Well, pay attention, see. THE RESIDENTS' first cover was of jocular but feral superimposed faces over each of the Beatles, which, as far as their music suggest on DUCK STAB, indicates the band as one likes to deconstruct popular music with a nice, bizarre subversive touch to it. And "popular music" is the common ground between us humans and the creation of these eyeball-headed deities: DUCK STAB sounds like a Lovecraftian corruption of garage rock, surf rock, psychedelic pop and other genres, but it still resembles garage rock, surf rock, psychedelic music and other genres. A slight detail that prevents alienation.

So, familiar.

Verdict: you probably wouldn't ever expect pop to sound like this. I know, me neither. But DUCK STAB is that much of an epiphanic record.

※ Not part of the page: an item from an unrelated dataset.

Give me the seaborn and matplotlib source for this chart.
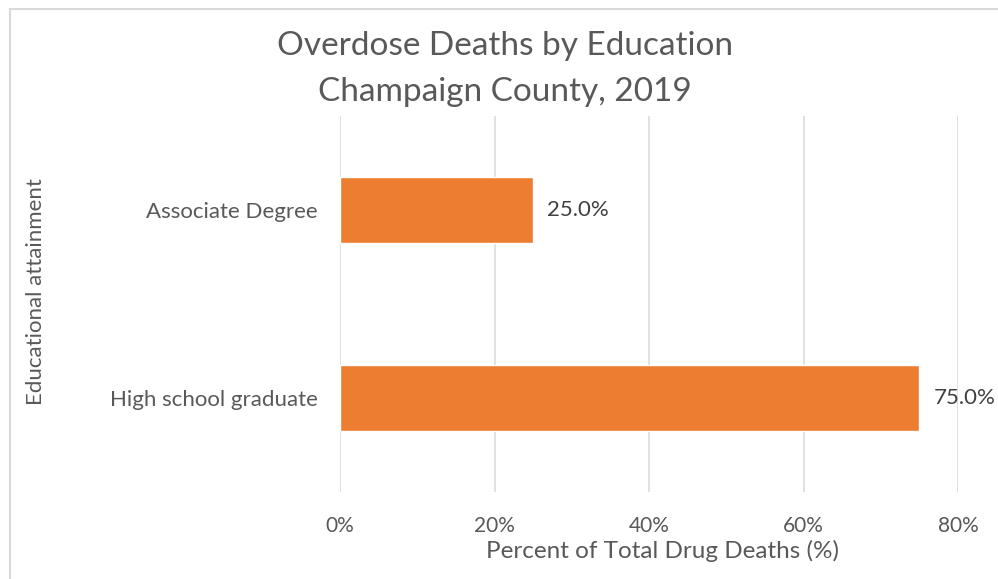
import numpy as np
import pandas as pd
import seaborn as sns
import matplotlib.pyplot as plt
from matplotlib.patches import Rectangle
from matplotlib.ticker import FuncFormatter

# Data
education = ["Associate Degree", "High school graduate"]
pct_deaths = [25.0, 75.0]
x_ticks = [0, 20, 40, 60, 80]

df = pd.DataFrame({"education": education, "pct": pct_deaths})

sns.set_theme(style="white")
plt.rcParams['font.family'] = ['Lato', 'DejaVu Sans']

text_grey = "#595959"
grid_grey = "#D9D9D9"

fig = plt.figure(figsize=(9.98, 5.79), dpi=100)
ax = fig.add_axes([340 / 998, 1 - 492 / 579, (958 - 340) / 998, (492 - 116) / 579])

sns.barplot(data=df, x="pct", y="education", orient="h", color="#ED7D31",
            width=0.355, saturation=1, ax=ax)

ax.set_xlim(0, 80)
ax.set_ylim(1.5, -0.5)
ax.set_xticks(x_ticks)
ax.xaxis.set_major_formatter(FuncFormatter(lambda v, _: f"{v:.0f}%"))
ax.grid(axis="x", color=grid_grey, linewidth=1.1)
ax.set_axisbelow(True)
for s in ax.spines.values():
    s.set_visible(False)

ax.tick_params(axis="x", length=0, pad=17, labelsize=15, labelcolor=text_grey)
ax.tick_params(axis="y", length=0, pad=16, labelsize=16, labelcolor=text_grey)
ax.set_xlabel("Percent of Total Drug Deaths (%)", fontsize=17.5, color=text_grey)
ax.xaxis.set_label_coords((663 - 340) / 618, -0.128)
ax.set_ylabel("")

for c in ax.containers:
    ax.bar_label(c, fmt="%.1f%%", padding=10, fontsize=16, color="#404040")

fig.text(36 / 998, 1 - 292 / 579, "Educational attainment", rotation=90,
         ha="center", va="center", fontsize=16, color=text_grey)
fig.text(505 / 998, 1 - 69 / 579, "Overdose Deaths by Education\nChampaign County, 2019",
         ha="center", va="center", fontsize=24, color=text_grey, linespacing=1.7)

# chart frame
fig.add_artist(Rectangle((10 / 998, -0.5), 2, 0.5 + 1 - 9 / 579, transform=fig.transFigure,
                         fill=False, edgecolor=grid_grey, linewidth=1.5))

fig.savefig("out.png", dpi=100)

Here is my brainstorm for each track:

Constantinople resembles The Four Lads' Instabul not Constantinople (the rhythm of the vocals for the verses is practically identical).

The Booker Tease is essentially dissonant jazz noir, or free jazz I think.

Blue Rosebuds' palm muted backing guitars (pay attention to it on the falsetto midsection) reminds me of surf rock, and the overall atmosphere makes me think of the sea (honestly, that weird-sounding thing in the background feels like iron drums, which is the instrument commonly associated to sea due to its Caribbean nature).

Laughing Song is like an evil new wave.

Elvis and his Boss is, in my opinion, a clear take on rockabilly. The vocals' rhythm is pretty much identical to the stereotypical rockabilly music. And.... Saxophone solos.

Semolina is probably a Cthulhuan cover of Jump. The bombastic keyboards make me think of it as stadium rock (or AOR).

Weight Lifting Lulu begins as psychedelic pop/rock, in my opinion. Listen to that guitar.

The Electrocutioner feels like a dissonant 80s synthpop mixed with No Wave-ish guitar solos. The outro is classic Vaudevillian vocals.